I don't agree, The financial and investment industry does help generate real value, If you took out all the loans and investor capital out of the mining, farming, Transport, Infrastructure and manufacturing industries there would be almost none of the projects in existence that you say generate value.
Sure money is an enabler: a loan enables the farmer to buy atractor and then create wealth, without that money I do not deny the wealth would decrease as the field would not be harvested, but is the financial system (aka loan generating wealth ? not in my view)
idem Buffet, yes he "owns" factories etc and yes these generate real wealth but the Berkshier share increasing in value does not add wealth, it is just a reflection of the underlying assets productivity(when it is linked ->usually a very elastic link! as per PE variation along cycles)
Sure money is an enabler: a loan enables the farmer to buy atractor and then create wealth, without that money I do not deny the wealth would decrease as the field would not be harvested, but is the financial system (aka loan generating wealth ? not in my view)
Speculating on the price of the product isn't - it's just transferring wealth from one party to another. Same with anything from steel to soft drinks.
I never argued against $/finance system, just different view as to whether finance actually create wealth which I bring down to value as for me, it is only by creating value that wealth can increase and not be just transfered.
...I am still unconvinced
...an interesting thread indeed
no worries there, we are all probably all on the same page.If I inferred you said that finance does not add value in some way as an enabler, then I withdraw whatever statement led to that belief. I do not believe that you ever said that.
No argument that there's a need for markets etc.Without the process of subsequent price discovery, how will the primary markets function?
For example if the stock market crashes, and billions or trillions vanish does wealth simply vanish or is just transferred from one hand to another. For example wealth is created in a bull market for person A and wealth is lost in a bear market for person B so its essentially equal? Is that correct or incorrect.
1. Lending money, hedging and so on all enables production. But if the price of BHP shares drops 10% tomorrow, nothing physically has been lost. Some numbers changed on a computer, that's it really. The iron ore etc is still in the ground and still being mined just as it was today.
2. As a practical example, they've been mining brown coal and using it to generate power at Yallourn (Vic) since 1924. It was 1995, 71 years later, when the concept of a financial market for the product (ie electricity) emerged and even today there is still no financial market at all for the coal itself.

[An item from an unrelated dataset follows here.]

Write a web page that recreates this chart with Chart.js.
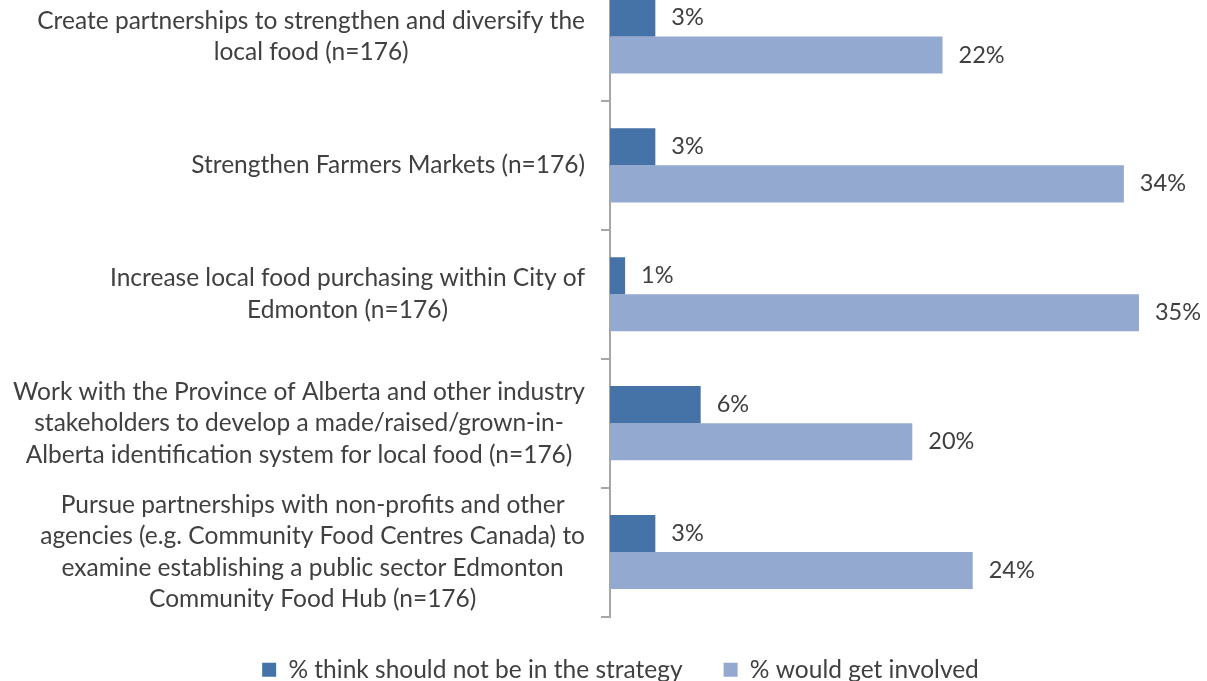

That lack of ability to speculate didn't in any way stop the physical assets being built and operated, indeed the maximum rate of production (early 1980's) was long before the concept of a trading market had been thought of.
So using the Yallourn example, yes you need a financial market to provide capital for construction etc but you sure don't need the ability to speculate upon the price of the product in order to produce it.
no worries there, we are all probably all on the same page.
The further I dig in the less black and white the answer becomes, at least as I see thing;
I is also interesting to see how Smurf and I share so many views, I would say probably as we both have an engineering background [only guessing by the history in various thread].
It is good to have these exchanges.
"What the heck do those finance guys do anyway?" is a very common perspective for people who make stuff.
Another one is "it's always the financial people who mess up" and a general thought that "banks ought to be properly regulated".
In terms of regulation etc, the general thought goes along the lines that "finance people" at the global level don't manage risks well enough. Engineering 101 - to the greatest extent possible, no single failure should in any way threaten the whole system.
That's not always practical, eg if a wing falls off a plane then a crash is inevitable, but there's a good reason why commercial airliners have two or more engines and a lot of redundant systems. Most individual parts can suffer a failure without causing the plane to crash. And wings don't generally fall off planes, they're built such that it's a very unlikely scenario.
In contrast, the banks etc seem to have all sorts of incredibly complex derivative contracts etc that nobody seems able to fully explain. Nobody seems able to state with confidence that if, to pick a random example, HSBC or JP Morgan goes broke then it won't cause any other bank to also go broke. The thinking is that one bank going bust may well bring the others down too - and that's a completely unacceptable risk in terms of how engineers think. If one bank goes bust, then that should be it. One bank is gone, but the others should be able to carry on without disruption, no one part of the system should threaten the whole in the event that it fails.
So the perception is that at the global level, "financial people" are doing something with very high consequences in the event of failure, but don't seem to have properly assessed what could go wrong and put in place measures to contain any problem that occurs.